╔══

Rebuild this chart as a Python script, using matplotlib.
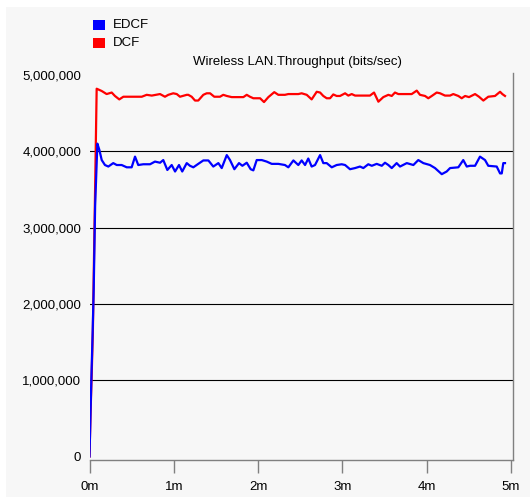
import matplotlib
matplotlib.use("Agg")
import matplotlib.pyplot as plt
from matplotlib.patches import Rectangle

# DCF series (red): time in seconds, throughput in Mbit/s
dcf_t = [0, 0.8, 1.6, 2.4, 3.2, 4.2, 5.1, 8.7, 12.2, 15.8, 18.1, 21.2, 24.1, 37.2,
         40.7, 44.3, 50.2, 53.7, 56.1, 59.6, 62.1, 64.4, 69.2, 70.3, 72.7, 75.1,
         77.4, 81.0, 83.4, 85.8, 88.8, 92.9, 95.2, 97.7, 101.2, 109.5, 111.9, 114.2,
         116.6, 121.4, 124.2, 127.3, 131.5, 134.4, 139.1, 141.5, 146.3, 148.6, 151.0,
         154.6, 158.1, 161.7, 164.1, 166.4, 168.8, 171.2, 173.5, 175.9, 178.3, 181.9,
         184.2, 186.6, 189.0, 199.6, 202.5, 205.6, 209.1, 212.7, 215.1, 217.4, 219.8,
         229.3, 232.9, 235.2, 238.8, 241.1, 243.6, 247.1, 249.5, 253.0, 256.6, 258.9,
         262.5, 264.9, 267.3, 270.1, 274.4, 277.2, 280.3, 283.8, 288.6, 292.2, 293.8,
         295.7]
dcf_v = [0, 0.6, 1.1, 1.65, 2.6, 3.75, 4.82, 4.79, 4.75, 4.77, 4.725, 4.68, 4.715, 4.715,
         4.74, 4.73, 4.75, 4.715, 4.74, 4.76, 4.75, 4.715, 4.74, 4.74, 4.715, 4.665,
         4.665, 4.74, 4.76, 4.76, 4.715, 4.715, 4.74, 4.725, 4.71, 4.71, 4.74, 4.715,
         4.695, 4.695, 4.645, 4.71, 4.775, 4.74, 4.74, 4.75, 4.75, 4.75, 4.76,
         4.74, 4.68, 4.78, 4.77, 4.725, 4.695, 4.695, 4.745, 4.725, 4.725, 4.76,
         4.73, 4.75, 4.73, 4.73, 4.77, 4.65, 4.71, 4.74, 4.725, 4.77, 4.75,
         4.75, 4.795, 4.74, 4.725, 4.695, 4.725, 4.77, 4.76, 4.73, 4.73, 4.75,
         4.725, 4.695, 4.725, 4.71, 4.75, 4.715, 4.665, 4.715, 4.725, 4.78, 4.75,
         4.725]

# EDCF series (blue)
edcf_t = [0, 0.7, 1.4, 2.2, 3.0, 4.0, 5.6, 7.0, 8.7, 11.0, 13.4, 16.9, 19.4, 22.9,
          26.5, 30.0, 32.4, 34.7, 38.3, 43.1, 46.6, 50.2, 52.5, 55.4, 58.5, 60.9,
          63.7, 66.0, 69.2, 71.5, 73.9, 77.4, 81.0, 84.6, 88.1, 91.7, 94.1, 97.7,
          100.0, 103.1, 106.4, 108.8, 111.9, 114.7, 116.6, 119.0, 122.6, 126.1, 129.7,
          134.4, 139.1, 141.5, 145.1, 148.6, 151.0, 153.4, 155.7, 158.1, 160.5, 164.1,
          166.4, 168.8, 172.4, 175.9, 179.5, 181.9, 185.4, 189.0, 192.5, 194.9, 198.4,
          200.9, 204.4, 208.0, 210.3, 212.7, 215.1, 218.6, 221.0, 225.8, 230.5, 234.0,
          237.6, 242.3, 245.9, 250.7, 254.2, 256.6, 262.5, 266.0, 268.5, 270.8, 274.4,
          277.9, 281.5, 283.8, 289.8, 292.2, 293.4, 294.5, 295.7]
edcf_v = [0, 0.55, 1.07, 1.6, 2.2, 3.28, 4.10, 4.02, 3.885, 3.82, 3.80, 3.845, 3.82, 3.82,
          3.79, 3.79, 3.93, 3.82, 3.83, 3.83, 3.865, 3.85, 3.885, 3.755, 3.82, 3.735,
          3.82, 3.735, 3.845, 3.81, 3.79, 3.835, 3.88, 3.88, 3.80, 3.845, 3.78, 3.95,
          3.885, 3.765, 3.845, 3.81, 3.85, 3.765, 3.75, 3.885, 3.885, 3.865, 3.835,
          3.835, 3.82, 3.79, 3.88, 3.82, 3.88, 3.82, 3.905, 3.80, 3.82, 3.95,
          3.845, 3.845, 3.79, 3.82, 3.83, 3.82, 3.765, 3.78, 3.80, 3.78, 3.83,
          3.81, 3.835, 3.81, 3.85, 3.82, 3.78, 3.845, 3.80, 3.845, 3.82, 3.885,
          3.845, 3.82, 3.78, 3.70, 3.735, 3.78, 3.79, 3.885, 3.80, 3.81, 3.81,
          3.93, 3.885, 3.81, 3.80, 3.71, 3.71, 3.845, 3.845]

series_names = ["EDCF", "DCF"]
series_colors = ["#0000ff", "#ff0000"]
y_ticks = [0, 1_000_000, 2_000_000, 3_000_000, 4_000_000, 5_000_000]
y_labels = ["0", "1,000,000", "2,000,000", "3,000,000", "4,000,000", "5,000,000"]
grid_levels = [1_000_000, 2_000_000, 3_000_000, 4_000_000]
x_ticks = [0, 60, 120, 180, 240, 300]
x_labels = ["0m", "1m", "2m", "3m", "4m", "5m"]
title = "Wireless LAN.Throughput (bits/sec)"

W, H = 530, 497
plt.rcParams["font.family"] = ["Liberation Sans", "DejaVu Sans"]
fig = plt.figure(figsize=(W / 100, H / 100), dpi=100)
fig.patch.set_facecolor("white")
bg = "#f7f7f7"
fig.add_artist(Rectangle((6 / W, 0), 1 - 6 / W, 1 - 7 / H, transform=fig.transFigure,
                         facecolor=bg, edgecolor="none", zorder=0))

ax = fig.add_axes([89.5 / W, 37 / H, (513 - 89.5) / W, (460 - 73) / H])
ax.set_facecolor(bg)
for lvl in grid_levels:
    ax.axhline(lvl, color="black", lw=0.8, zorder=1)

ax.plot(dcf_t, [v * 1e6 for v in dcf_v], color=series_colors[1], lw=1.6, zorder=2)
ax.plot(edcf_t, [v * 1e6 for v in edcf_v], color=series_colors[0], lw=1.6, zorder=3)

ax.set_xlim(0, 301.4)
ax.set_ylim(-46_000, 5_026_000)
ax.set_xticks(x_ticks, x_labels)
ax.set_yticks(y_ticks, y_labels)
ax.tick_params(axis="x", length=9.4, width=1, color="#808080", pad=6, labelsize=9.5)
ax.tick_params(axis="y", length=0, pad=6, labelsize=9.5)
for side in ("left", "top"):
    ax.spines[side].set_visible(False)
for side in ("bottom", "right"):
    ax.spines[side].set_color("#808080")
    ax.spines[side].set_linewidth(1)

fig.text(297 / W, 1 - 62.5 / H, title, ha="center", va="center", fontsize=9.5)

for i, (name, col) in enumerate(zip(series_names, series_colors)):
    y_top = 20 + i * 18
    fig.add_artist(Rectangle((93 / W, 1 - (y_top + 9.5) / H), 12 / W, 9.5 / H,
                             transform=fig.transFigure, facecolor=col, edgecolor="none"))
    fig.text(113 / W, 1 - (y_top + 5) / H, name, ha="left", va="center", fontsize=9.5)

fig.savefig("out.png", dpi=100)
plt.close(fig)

╚══

Exercise details >> Copy all the lines of data exactly as they appear, dropping any images.

Answer to this task >>
Rebuild this chart as a Python script, using matplotlib.
import matplotlib
matplotlib.use("Agg")
import matplotlib.pyplot as plt
from matplotlib.patches import Rectangle

# DCF series (red): time in seconds, throughput in Mbit/s
dcf_t = [0, 0.8, 1.6, 2.4, 3.2, 4.2, 5.1, 8.7, 12.2, 15.8, 18.1, 21.2, 24.1, 37.2,
         40.7, 44.3, 50.2, 53.7, 56.1, 59.6, 62.1, 64.4, 69.2, 70.3, 72.7, 75.1,
         77.4, 81.0, 83.4, 85.8, 88.8, 92.9, 95.2, 97.7, 101.2, 109.5, 111.9, 114.2,
         116.6, 121.4, 124.2, 127.3, 131.5, 134.4, 139.1, 141.5, 146.3, 148.6, 151.0,
         154.6, 158.1, 161.7, 164.1, 166.4, 168.8, 171.2, 173.5, 175.9, 178.3, 181.9,
         184.2, 186.6, 189.0, 199.6, 202.5, 205.6, 209.1, 212.7, 215.1, 217.4, 219.8,
         229.3, 232.9, 235.2, 238.8, 241.1, 243.6, 247.1, 249.5, 253.0, 256.6, 258.9,
         262.5, 264.9, 267.3, 270.1, 274.4, 277.2, 280.3, 283.8, 288.6, 292.2, 293.8,
         295.7]
dcf_v = [0, 0.6, 1.1, 1.65, 2.6, 3.75, 4.82, 4.79, 4.75, 4.77, 4.725, 4.68, 4.715, 4.715,
         4.74, 4.73, 4.75, 4.715, 4.74, 4.76, 4.75, 4.715, 4.74, 4.74, 4.715, 4.665,
         4.665, 4.74, 4.76, 4.76, 4.715, 4.715, 4.74, 4.725, 4.71, 4.71, 4.74, 4.715,
         4.695, 4.695, 4.645, 4.71, 4.775, 4.74, 4.74, 4.75, 4.75, 4.75, 4.76,
         4.74, 4.68, 4.78, 4.77, 4.725, 4.695, 4.695, 4.745, 4.725, 4.725, 4.76,
         4.73, 4.75, 4.73, 4.73, 4.77, 4.65, 4.71, 4.74, 4.725, 4.77, 4.75,
         4.75, 4.795, 4.74, 4.725, 4.695, 4.725, 4.77, 4.76, 4.73, 4.73, 4.75,
         4.725, 4.695, 4.725, 4.71, 4.75, 4.715, 4.665, 4.715, 4.725, 4.78, 4.75,
         4.725]

# EDCF series (blue)
edcf_t = [0, 0.7, 1.4, 2.2, 3.0, 4.0, 5.6, 7.0, 8.7, 11.0, 13.4, 16.9, 19.4, 22.9,
          26.5, 30.0, 32.4, 34.7, 38.3, 43.1, 46.6, 50.2, 52.5, 55.4, 58.5, 60.9,
          63.7, 66.0, 69.2, 71.5, 73.9, 77.4, 81.0, 84.6, 88.1, 91.7, 94.1, 97.7,
          100.0, 103.1, 106.4, 108.8, 111.9, 114.7, 116.6, 119.0, 122.6, 126.1, 129.7,
          134.4, 139.1, 141.5, 145.1, 148.6, 151.0, 153.4, 155.7, 158.1, 160.5, 164.1,
          166.4, 168.8, 172.4, 175.9, 179.5, 181.9, 185.4, 189.0, 192.5, 194.9, 198.4,
          200.9, 204.4, 208.0, 210.3, 212.7, 215.1, 218.6, 221.0, 225.8, 230.5, 234.0,
          237.6, 242.3, 245.9, 250.7, 254.2, 256.6, 262.5, 266.0, 268.5, 270.8, 274.4,
          277.9, 281.5, 283.8, 289.8, 292.2, 293.4, 294.5, 295.7]
edcf_v = [0, 0.55, 1.07, 1.6, 2.2, 3.28, 4.10, 4.02, 3.885, 3.82, 3.80, 3.845, 3.82, 3.82,
          3.79, 3.79, 3.93, 3.82, 3.83, 3.83, 3.865, 3.85, 3.885, 3.755, 3.82, 3.735,
          3.82, 3.735, 3.845, 3.81, 3.79, 3.835, 3.88, 3.88, 3.80, 3.845, 3.78, 3.95,
          3.885, 3.765, 3.845, 3.81, 3.85, 3.765, 3.75, 3.885, 3.885, 3.865, 3.835,
          3.835, 3.82, 3.79, 3.88, 3.82, 3.88, 3.82, 3.905, 3.80, 3.82, 3.95,
          3.845, 3.845, 3.79, 3.82, 3.83, 3.82, 3.765, 3.78, 3.80, 3.78, 3.83,
          3.81, 3.835, 3.81, 3.85, 3.82, 3.78, 3.845, 3.80, 3.845, 3.82, 3.885,
          3.845, 3.82, 3.78, 3.70, 3.735, 3.78, 3.79, 3.885, 3.80, 3.81, 3.81,
          3.93, 3.885, 3.81, 3.80, 3.71, 3.71, 3.845, 3.845]

series_names = ["EDCF", "DCF"]
series_colors = ["#0000ff", "#ff0000"]
y_ticks = [0, 1_000_000, 2_000_000, 3_000_000, 4_000_000, 5_000_000]
y_labels = ["0", "1,000,000", "2,000,000", "3,000,000", "4,000,000", "5,000,000"]
grid_levels = [1_000_000, 2_000_000, 3_000_000, 4_000_000]
x_ticks = [0, 60, 120, 180, 240, 300]
x_labels = ["0m", "1m", "2m", "3m", "4m", "5m"]
title = "Wireless LAN.Throughput (bits/sec)"

W, H = 530, 497
plt.rcParams["font.family"] = ["Liberation Sans", "DejaVu Sans"]
fig = plt.figure(figsize=(W / 100, H / 100), dpi=100)
fig.patch.set_facecolor("white")
bg = "#f7f7f7"
fig.add_artist(Rectangle((6 / W, 0), 1 - 6 / W, 1 - 7 / H, transform=fig.transFigure,
                         facecolor=bg, edgecolor="none", zorder=0))

ax = fig.add_axes([89.5 / W, 37 / H, (513 - 89.5) / W, (460 - 73) / H])
ax.set_facecolor(bg)
for lvl in grid_levels:
    ax.axhline(lvl, color="black", lw=0.8, zorder=1)

ax.plot(dcf_t, [v * 1e6 for v in dcf_v], color=series_colors[1], lw=1.6, zorder=2)
ax.plot(edcf_t, [v * 1e6 for v in edcf_v], color=series_colors[0], lw=1.6, zorder=3)

ax.set_xlim(0, 301.4)
ax.set_ylim(-46_000, 5_026_000)
ax.set_xticks(x_ticks, x_labels)
ax.set_yticks(y_ticks, y_labels)
ax.tick_params(axis="x", length=9.4, width=1, color="#808080", pad=6, labelsize=9.5)
ax.tick_params(axis="y", length=0, pad=6, labelsize=9.5)
for side in ("left", "top"):
    ax.spines[side].set_visible(False)
for side in ("bottom", "right"):
    ax.spines[side].set_color("#808080")
    ax.spines[side].set_linewidth(1)

fig.text(297 / W, 1 - 62.5 / H, title, ha="center", va="center", fontsize=9.5)

for i, (name, col) in enumerate(zip(series_names, series_colors)):
    y_top = 20 + i * 18
    fig.add_artist(Rectangle((93 / W, 1 - (y_top + 9.5) / H), 12 / W, 9.5 / H,
                             transform=fig.transFigure, facecolor=col, edgecolor="none"))
    fig.text(113 / W, 1 - (y_top + 5) / H, name, ha="left", va="center", fontsize=9.5)

fig.savefig("out.png", dpi=100)
plt.close(fig)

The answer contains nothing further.